[Records with drawing code]
** start **

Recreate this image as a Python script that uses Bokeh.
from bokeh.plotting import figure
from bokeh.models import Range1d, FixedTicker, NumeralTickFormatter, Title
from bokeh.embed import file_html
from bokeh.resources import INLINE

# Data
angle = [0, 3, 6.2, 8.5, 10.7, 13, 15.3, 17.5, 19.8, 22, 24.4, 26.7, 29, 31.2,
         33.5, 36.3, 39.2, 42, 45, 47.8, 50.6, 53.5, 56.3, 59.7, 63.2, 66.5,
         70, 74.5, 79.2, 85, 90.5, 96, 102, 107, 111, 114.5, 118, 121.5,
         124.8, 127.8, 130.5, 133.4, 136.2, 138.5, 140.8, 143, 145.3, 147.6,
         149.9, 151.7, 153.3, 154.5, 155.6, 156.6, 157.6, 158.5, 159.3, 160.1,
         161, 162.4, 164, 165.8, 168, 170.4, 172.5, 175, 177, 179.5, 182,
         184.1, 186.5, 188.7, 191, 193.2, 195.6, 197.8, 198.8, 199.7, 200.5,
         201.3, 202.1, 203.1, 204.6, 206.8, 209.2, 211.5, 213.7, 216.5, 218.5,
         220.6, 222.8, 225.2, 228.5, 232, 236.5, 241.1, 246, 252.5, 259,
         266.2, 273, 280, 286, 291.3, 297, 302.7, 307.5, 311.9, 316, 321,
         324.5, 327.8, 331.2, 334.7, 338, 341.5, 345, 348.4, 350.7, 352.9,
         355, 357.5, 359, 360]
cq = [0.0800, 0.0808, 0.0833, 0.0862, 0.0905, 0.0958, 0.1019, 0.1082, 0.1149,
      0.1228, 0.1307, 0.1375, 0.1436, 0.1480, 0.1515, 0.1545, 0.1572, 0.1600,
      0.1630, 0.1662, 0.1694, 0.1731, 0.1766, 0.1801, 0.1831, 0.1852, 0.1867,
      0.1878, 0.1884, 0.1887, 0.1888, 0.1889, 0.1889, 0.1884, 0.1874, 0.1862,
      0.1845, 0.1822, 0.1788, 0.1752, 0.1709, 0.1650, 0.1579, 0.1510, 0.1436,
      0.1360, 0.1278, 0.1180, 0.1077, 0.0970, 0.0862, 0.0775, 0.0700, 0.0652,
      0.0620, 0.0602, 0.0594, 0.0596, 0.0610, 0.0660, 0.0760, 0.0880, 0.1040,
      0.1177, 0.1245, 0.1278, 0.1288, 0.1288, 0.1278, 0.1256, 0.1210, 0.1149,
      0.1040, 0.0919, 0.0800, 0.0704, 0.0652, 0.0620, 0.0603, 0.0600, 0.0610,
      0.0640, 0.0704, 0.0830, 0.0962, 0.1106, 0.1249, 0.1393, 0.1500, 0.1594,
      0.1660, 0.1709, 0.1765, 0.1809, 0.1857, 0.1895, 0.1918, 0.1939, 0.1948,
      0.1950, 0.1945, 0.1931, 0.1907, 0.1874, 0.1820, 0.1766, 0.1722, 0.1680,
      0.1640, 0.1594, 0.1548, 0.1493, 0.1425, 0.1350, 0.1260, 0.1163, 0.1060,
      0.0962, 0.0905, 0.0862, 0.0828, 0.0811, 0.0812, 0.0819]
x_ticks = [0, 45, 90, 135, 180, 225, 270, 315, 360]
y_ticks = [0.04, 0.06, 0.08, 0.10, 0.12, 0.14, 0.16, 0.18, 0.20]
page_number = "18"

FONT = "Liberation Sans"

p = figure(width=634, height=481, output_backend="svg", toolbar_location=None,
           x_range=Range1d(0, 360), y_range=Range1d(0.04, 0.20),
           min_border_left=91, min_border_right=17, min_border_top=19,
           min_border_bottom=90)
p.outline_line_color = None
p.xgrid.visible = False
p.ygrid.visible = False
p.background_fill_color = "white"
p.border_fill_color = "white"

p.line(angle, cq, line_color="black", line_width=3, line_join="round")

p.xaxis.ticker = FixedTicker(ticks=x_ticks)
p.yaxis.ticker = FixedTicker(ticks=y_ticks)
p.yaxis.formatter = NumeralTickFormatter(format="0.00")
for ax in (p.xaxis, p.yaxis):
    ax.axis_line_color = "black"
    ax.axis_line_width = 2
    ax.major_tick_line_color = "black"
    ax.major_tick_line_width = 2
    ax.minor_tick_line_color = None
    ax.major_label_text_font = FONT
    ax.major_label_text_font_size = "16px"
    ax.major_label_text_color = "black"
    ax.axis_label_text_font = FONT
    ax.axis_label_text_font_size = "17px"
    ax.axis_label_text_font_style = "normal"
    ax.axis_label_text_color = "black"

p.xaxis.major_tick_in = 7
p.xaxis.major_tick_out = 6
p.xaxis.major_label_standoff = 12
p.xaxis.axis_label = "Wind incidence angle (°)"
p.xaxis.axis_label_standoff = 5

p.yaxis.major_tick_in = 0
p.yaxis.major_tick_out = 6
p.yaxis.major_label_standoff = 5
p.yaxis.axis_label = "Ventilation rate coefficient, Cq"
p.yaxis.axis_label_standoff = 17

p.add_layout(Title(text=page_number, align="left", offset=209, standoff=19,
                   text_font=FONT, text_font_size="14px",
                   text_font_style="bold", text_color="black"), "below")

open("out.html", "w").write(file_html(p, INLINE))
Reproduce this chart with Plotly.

** end **

▶ _Given task_
Reproduce the complete set of lines precisely as supplied.

▶ _Solution to this exercise_
Recreate this image as a Python script that uses Bokeh.
from bokeh.plotting import figure
from bokeh.models import Range1d, FixedTicker, NumeralTickFormatter, Title
from bokeh.embed import file_html
from bokeh.resources import INLINE

# Data
angle = [0, 3, 6.2, 8.5, 10.7, 13, 15.3, 17.5, 19.8, 22, 24.4, 26.7, 29, 31.2,
         33.5, 36.3, 39.2, 42, 45, 47.8, 50.6, 53.5, 56.3, 59.7, 63.2, 66.5,
         70, 74.5, 79.2, 85, 90.5, 96, 102, 107, 111, 114.5, 118, 121.5,
         124.8, 127.8, 130.5, 133.4, 136.2, 138.5, 140.8, 143, 145.3, 147.6,
         149.9, 151.7, 153.3, 154.5, 155.6, 156.6, 157.6, 158.5, 159.3, 160.1,
         161, 162.4, 164, 165.8, 168, 170.4, 172.5, 175, 177, 179.5, 182,
         184.1, 186.5, 188.7, 191, 193.2, 195.6, 197.8, 198.8, 199.7, 200.5,
         201.3, 202.1, 203.1, 204.6, 206.8, 209.2, 211.5, 213.7, 216.5, 218.5,
         220.6, 222.8, 225.2, 228.5, 232, 236.5, 241.1, 246, 252.5, 259,
         266.2, 273, 280, 286, 291.3, 297, 302.7, 307.5, 311.9, 316, 321,
         324.5, 327.8, 331.2, 334.7, 338, 341.5, 345, 348.4, 350.7, 352.9,
         355, 357.5, 359, 360]
cq = [0.0800, 0.0808, 0.0833, 0.0862, 0.0905, 0.0958, 0.1019, 0.1082, 0.1149,
      0.1228, 0.1307, 0.1375, 0.1436, 0.1480, 0.1515, 0.1545, 0.1572, 0.1600,
      0.1630, 0.1662, 0.1694, 0.1731, 0.1766, 0.1801, 0.1831, 0.1852, 0.1867,
      0.1878, 0.1884, 0.1887, 0.1888, 0.1889, 0.1889, 0.1884, 0.1874, 0.1862,
      0.1845, 0.1822, 0.1788, 0.1752, 0.1709, 0.1650, 0.1579, 0.1510, 0.1436,
      0.1360, 0.1278, 0.1180, 0.1077, 0.0970, 0.0862, 0.0775, 0.0700, 0.0652,
      0.0620, 0.0602, 0.0594, 0.0596, 0.0610, 0.0660, 0.0760, 0.0880, 0.1040,
      0.1177, 0.1245, 0.1278, 0.1288, 0.1288, 0.1278, 0.1256, 0.1210, 0.1149,
      0.1040, 0.0919, 0.0800, 0.0704, 0.0652, 0.0620, 0.0603, 0.0600, 0.0610,
      0.0640, 0.0704, 0.0830, 0.0962, 0.1106, 0.1249, 0.1393, 0.1500, 0.1594,
      0.1660, 0.1709, 0.1765, 0.1809, 0.1857, 0.1895, 0.1918, 0.1939, 0.1948,
      0.1950, 0.1945, 0.1931, 0.1907, 0.1874, 0.1820, 0.1766, 0.1722, 0.1680,
      0.1640, 0.1594, 0.1548, 0.1493, 0.1425, 0.1350, 0.1260, 0.1163, 0.1060,
      0.0962, 0.0905, 0.0862, 0.0828, 0.0811, 0.0812, 0.0819]
x_ticks = [0, 45, 90, 135, 180, 225, 270, 315, 360]
y_ticks = [0.04, 0.06, 0.08, 0.10, 0.12, 0.14, 0.16, 0.18, 0.20]
page_number = "18"

FONT = "Liberation Sans"

p = figure(width=634, height=481, output_backend="svg", toolbar_location=None,
           x_range=Range1d(0, 360), y_range=Range1d(0.04, 0.20),
           min_border_left=91, min_border_right=17, min_border_top=19,
           min_border_bottom=90)
p.outline_line_color = None
p.xgrid.visible = False
p.ygrid.visible = False
p.background_fill_color = "white"
p.border_fill_color = "white"

p.line(angle, cq, line_color="black", line_width=3, line_join="round")

p.xaxis.ticker = FixedTicker(ticks=x_ticks)
p.yaxis.ticker = FixedTicker(ticks=y_ticks)
p.yaxis.formatter = NumeralTickFormatter(format="0.00")
for ax in (p.xaxis, p.yaxis):
    ax.axis_line_color = "black"
    ax.axis_line_width = 2
    ax.major_tick_line_color = "black"
    ax.major_tick_line_width = 2
    ax.minor_tick_line_color = None
    ax.major_label_text_font = FONT
    ax.major_label_text_font_size = "16px"
    ax.major_label_text_color = "black"
    ax.axis_label_text_font = FONT
    ax.axis_label_text_font_size = "17px"
    ax.axis_label_text_font_style = "normal"
    ax.axis_label_text_color = "black"

p.xaxis.major_tick_in = 7
p.xaxis.major_tick_out = 6
p.xaxis.major_label_standoff = 12
p.xaxis.axis_label = "Wind incidence angle (°)"
p.xaxis.axis_label_standoff = 5

p.yaxis.major_tick_in = 0
p.yaxis.major_tick_out = 6
p.yaxis.major_label_standoff = 5
p.yaxis.axis_label = "Ventilation rate coefficient, Cq"
p.yaxis.axis_label_standoff = 17

p.add_layout(Title(text=page_number, align="left", offset=209, standoff=19,
                   text_font=FONT, text_font_size="14px",
                   text_font_style="bold", text_color="black"), "below")

open("out.html", "w").write(file_html(p, INLINE))
Reproduce this chart with Plotly.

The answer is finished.